SUPPLIED DATA:
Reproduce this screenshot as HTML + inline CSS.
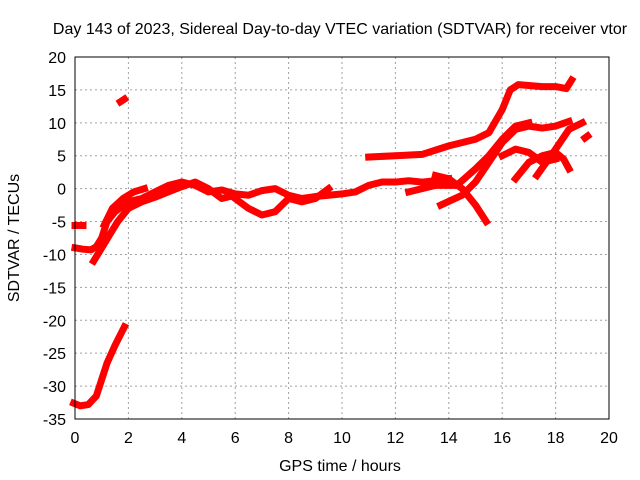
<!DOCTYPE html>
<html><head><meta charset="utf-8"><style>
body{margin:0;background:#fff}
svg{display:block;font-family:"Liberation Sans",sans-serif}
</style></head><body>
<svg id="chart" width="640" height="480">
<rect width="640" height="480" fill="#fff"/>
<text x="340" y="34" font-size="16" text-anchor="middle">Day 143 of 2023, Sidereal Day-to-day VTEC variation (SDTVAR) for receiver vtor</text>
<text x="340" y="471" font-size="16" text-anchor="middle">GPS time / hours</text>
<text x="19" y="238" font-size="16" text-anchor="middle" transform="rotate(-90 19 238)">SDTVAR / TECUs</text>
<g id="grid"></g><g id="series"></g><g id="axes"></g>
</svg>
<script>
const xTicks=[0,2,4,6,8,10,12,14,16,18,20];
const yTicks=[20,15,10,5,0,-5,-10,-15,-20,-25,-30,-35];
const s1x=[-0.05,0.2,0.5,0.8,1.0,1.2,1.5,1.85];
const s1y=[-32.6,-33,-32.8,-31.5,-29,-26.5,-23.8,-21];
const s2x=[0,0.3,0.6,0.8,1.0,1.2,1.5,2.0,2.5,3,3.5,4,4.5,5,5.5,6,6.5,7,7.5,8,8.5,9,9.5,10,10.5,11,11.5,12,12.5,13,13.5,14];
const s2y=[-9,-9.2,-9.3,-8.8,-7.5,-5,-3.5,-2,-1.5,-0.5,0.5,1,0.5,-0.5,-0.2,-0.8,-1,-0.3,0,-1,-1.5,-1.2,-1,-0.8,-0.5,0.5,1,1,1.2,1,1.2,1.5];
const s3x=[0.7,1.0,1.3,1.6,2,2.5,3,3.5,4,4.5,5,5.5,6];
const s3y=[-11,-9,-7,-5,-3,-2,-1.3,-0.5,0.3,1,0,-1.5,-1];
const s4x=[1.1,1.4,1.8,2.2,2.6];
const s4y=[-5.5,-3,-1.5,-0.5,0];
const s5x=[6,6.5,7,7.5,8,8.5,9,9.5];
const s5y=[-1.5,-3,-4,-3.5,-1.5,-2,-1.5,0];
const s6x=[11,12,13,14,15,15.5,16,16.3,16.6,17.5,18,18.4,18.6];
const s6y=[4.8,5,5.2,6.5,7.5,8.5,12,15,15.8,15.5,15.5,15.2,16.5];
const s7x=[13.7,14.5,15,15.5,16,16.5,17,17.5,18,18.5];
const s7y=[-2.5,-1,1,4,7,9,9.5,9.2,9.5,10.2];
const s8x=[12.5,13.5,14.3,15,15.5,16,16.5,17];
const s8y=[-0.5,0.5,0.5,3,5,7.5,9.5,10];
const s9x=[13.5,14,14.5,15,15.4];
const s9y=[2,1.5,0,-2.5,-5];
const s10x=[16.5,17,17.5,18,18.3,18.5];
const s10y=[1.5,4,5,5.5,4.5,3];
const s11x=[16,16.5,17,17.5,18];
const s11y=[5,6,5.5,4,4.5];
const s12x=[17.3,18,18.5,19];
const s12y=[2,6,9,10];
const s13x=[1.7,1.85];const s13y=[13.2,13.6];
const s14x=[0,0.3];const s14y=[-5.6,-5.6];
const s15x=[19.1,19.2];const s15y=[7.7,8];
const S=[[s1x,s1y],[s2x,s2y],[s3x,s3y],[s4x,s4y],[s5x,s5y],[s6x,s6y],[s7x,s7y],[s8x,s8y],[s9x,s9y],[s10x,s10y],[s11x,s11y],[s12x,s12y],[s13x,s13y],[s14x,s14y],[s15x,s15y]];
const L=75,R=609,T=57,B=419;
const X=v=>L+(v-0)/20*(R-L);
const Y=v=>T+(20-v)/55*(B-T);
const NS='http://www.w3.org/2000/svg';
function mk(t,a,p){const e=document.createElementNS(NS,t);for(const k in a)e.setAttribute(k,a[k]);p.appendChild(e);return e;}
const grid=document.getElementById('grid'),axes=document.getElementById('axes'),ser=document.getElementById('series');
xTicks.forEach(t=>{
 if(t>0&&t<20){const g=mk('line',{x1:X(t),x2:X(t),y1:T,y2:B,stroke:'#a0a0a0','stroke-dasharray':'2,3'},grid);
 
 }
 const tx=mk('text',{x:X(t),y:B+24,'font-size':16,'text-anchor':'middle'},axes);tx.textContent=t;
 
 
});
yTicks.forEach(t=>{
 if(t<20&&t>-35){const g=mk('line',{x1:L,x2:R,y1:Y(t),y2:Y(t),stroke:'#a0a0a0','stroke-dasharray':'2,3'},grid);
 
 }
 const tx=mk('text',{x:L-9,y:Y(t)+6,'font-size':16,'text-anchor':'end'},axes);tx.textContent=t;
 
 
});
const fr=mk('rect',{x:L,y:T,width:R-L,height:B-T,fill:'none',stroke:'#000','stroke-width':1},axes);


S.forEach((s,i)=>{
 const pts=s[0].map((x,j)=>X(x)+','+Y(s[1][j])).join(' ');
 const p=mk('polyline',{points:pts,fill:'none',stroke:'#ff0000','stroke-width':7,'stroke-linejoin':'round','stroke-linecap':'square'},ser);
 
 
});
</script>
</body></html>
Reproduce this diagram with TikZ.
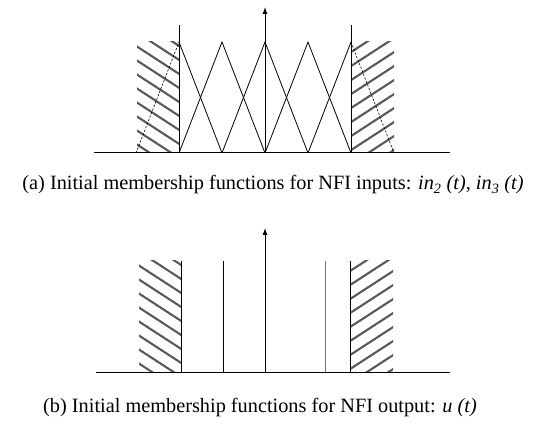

WHAT THE TASK REQUIRES: Only a number is needed: how many lines of the material above contain "Reproduce"?

ANSWER TO THIS EXERCISE: 2